Presumably such intelligence would be inevitably demanded in its most raw form. This is a sure prescription for even more damaging leaks than have already cost significant investments in blood and treasure through the loss of the unique capabilities that such investments had purchased. It is also a sure prescription for intelligence failure, not merely due to the loss of those capabilities to leaks, but also due to failures of analysis. Prior to World War II, a good many legal minds attempted to act as their own analysts – and failed in ways which demonstrated just about every form of cognitive bias and logical fallacy that has ever been documented in analytic tradecraft. The parsing of law and the insight required of intelligence analysis are entirely different creatures, and do not mix well – especially under the conditions of great uncertainty and implacable time constraints which are found in international crisis situations.
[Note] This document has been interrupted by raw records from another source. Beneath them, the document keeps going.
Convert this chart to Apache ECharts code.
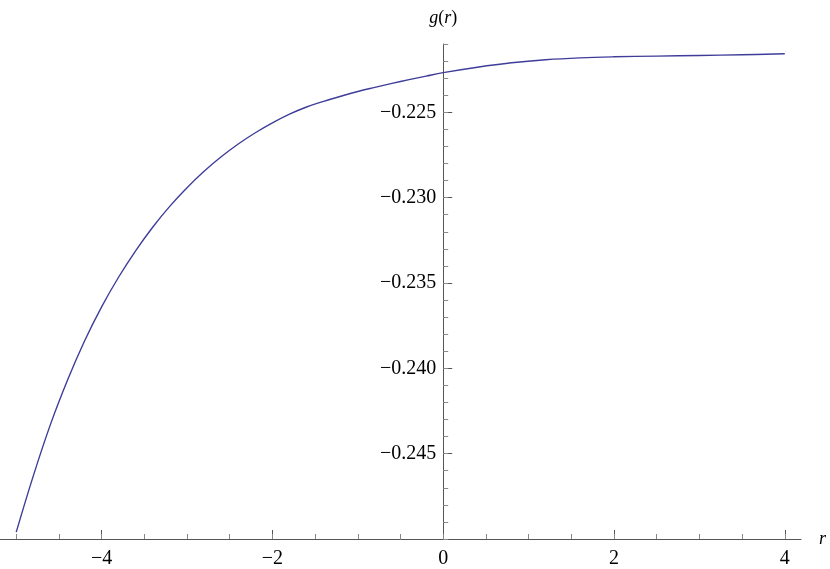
<!DOCTYPE html>
<html>
<head>
<meta charset="utf-8">
<script src="https://cdn.jsdelivr.net/npm/echarts@6/dist/echarts.min.js"></script>
<style>
  html, body { margin: 0; padding: 0; background: #fff; }
  #main { width: 830px; height: 569px; }
</style>
</head>
<body>
<div id="main"></div>
<script>
    // r 的取值和 g(r) 的读数（从图上估计）
    var rValues = [-5, -4.8, -4.6, -4.4, -4.2, -4, -3.8, -3.6, -3.4, -3.2, -3, -2.8, -2.6, -2.4, -2.2, -2,
        -1.8, -1.6, -1.4, -1.2, -1, -0.8, -0.6, -0.4, -0.2, 0, 0.4, 0.8, 1.2, 1.6, 2, 2.5, 3, 3.5, 4];
    var gValues = [-0.2496, -0.2463, -0.2433, -0.2407, -0.2384, -0.2364, -0.23465, -0.2331, -0.23172,
        -0.2305, -0.22942, -0.22846, -0.22761, -0.22686, -0.2262, -0.22562, -0.22511, -0.22469, -0.22436,
        -0.22406, -0.22378, -0.22354, -0.22331, -0.22309, -0.22288, -0.22268, -0.22236, -0.2221, -0.22192,
        -0.22181, -0.22175, -0.22171, -0.22167, -0.22163, -0.22157];

    // 刻度
    var xMajorTicks = [-4, -2, 0, 2, 4];
    var xMinorTicks = [-5, -4.5, -4, -3.5, -3, -2.5, -2, -1.5, -1, -0.5, 0, 0.5, 1, 1.5, 2, 2.5, 3, 3.5, 4];
    var yMajorTicks = [-0.245, -0.240, -0.235, -0.230, -0.225];
    var yMinorTicks = [-0.250, -0.249, -0.248, -0.247, -0.246, -0.245, -0.244, -0.243, -0.242, -0.241,
        -0.240, -0.239, -0.238, -0.237, -0.236, -0.235, -0.234, -0.233, -0.232, -0.231,
        -0.230, -0.229, -0.228, -0.227, -0.226, -0.225, -0.224, -0.223, -0.222, -0.221];

    var serif = '"Liberation Serif", "DejaVu Serif", serif';
    var axisColor = '#555';

    // x 轴范围（两端比数据略长）
    var xMin = -5.19, xMax = 4.19;
    var gridLeft = 0, gridRight = 29, chartWidth = 830;
    // 纵轴放在 r = 0 处
    var yAxisShift = -(gridLeft + (0 - xMin) / (xMax - xMin) * (chartWidth - gridLeft - gridRight));

    var seriesData = rValues.map(function (r, i) { return [r, gValues[i]]; });

    function minus(v, digits) {
        var s = Math.abs(v).toFixed(digits);
        return v < 0 ? '\u2212' + s : s;
    }

    var myChart = echarts.init(document.getElementById('main'));
    var option = {
        animation: false,
        grid: { left: gridLeft, right: gridRight, top: 44, bottom: 30, containLabel: false, outerBoundsMode: 'none' },
        xAxis: [
            {
                type: 'value',
                min: xMin,
                max: xMax,
                position: 'bottom',
                name: 'r',
                nameLocation: 'end',
                nameGap: 18,
                nameTextStyle: { fontFamily: serif, fontStyle: 'italic', fontSize: 18, color: '#000' },
                axisLine: { show: true, onZero: false, lineStyle: { color: axisColor, width: 1 } },
                axisTick: { show: true, inside: true, length: 9, customValues: xMajorTicks,
                    lineStyle: { color: axisColor } },
                axisLabel: { customValues: xMajorTicks, margin: 10, fontFamily: serif, fontSize: 20, color: '#000',
                    formatter: function (v) { return minus(v, 0); } },
                splitLine: { show: false }
            },
            {
                type: 'value',
                min: xMin,
                max: xMax,
                position: 'bottom',
                axisLine: { show: false, onZero: false },
                axisTick: { show: true, inside: true, length: 5, customValues: xMinorTicks,
                    lineStyle: { color: '#888' } },
                axisLabel: { show: false },
                splitLine: { show: false }
            }
        ],
        yAxis: [
            {
                type: 'value',
                min: -0.25,
                max: -0.221,
                position: 'left',
                offset: yAxisShift,
                name: '{i|g}({i|r})',
                nameLocation: 'end',
                nameGap: 17,
                nameTextStyle: {
                    fontFamily: serif, fontSize: 18, color: '#000',
                    rich: { i: { fontFamily: serif, fontStyle: 'italic', fontSize: 18, color: '#000' } }
                },
                axisLine: { show: true, onZero: false, lineStyle: { color: axisColor, width: 1 } },
                axisTick: { show: true, inside: true, length: 9, customValues: yMajorTicks,
                    lineStyle: { color: axisColor } },
                axisLabel: { customValues: yMajorTicks, margin: 7, fontFamily: serif, fontSize: 20, color: '#000',
                    formatter: function (v) { return minus(v, 3); } },
                splitLine: { show: false }
            },
            {
                type: 'value',
                min: -0.25,
                max: -0.221,
                position: 'left',
                offset: yAxisShift,
                axisLine: { show: false, onZero: false },
                axisTick: { show: true, inside: true, length: 5, customValues: yMinorTicks,
                    lineStyle: { color: '#888' } },
                axisLabel: { show: false },
                splitLine: { show: false }
            }
        ],
        series: [
            {
                type: 'line',
                xAxisIndex: 0,
                yAxisIndex: 0,
                data: seriesData,
                smooth: 0.4,
                showSymbol: false,
                lineStyle: { color: '#3f3d99', width: 1.4 }
            }
        ]
    };
    myChart.setOption(option);
</script>
</body>
</html>
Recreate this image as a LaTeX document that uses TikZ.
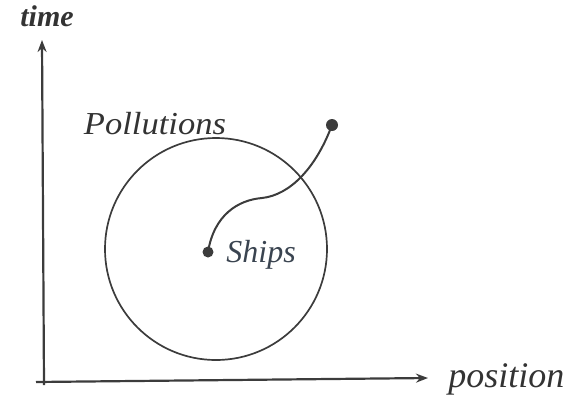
\documentclass[tikz,border=0pt]{standalone}
\usepackage{fontspec}
\setmainfont{Liberation Serif}
\usetikzlibrary{arrows.meta}
\definecolor{ink}{HTML}{3C3C3C}
\definecolor{txt}{HTML}{333333}
\definecolor{shiptxt}{HTML}{3A4450}
\tikzset{
  axis/.style={draw=ink, line width=1.1pt, -{Stealth[length=6pt,width=4.5pt]}},
  lbl/.style={inner sep=0pt, font=\fontsize{16}{18}\selectfont\itshape, text=txt},
  dotpt/.style={circle, fill=ink, inner sep=0pt, minimum size=5pt},
}
\begin{document}
\begin{tikzpicture}[x=0.5pt,y=-0.5pt]
\useasboundingbox (0,0) rectangle (563,398);
% axes
\coordinate (Ytip) at (42,40);
\coordinate (Xtip) at (428,378);
\coordinate (Ystart) at (44,385);
\coordinate (Xstart) at (36,382);
\draw[axis] (Ystart) -- (Ytip);
\draw[axis] (Xstart) -- (Xtip);
\node[lbl, font=\fontsize{15}{18}\selectfont\bfseries\itshape] (time) at (47,16) {time};
\node[lbl, anchor=west, font=\fontsize{18}{20}\selectfont\itshape] (position) at (448,379) {position};
% circle
\node[circle, draw=ink, line width=0.85pt, minimum size=111pt, inner sep=0pt] (poll) at (216,249) {};
\node[lbl, xscale=1.08, transform shape] (polltext) at (155,124) {Pollutions};
% ships
\node[dotpt, minimum size=5.5pt] (s) at (208,252) {};
\node[dotpt, minimum size=6pt] (e) at (332,125) {};
\node[lbl, text=shiptxt, anchor=west] (ships) at (226,255) {Ships};
\draw[ink, line width=1pt] (s.center) .. controls (214,215) and (238,200) .. (262,198)
  .. controls (290,195) and (316,168) .. (e.center);
\end{tikzpicture}
\end{document}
Given the dysfunction which has so characterized what is among the most vital and timely of national needs in this Long War, to great and unfortunately continuing loss. Not every problem in the arena of national security and international relations is amenable to the lawyer’s hammer (or more appropriately, the judge’s gavel.) There are other instruments of national power, and making these subservient to a courtroom process is a certain path towards rendering them entirely impotent in a complex, dynamic and continually evolving threat environment.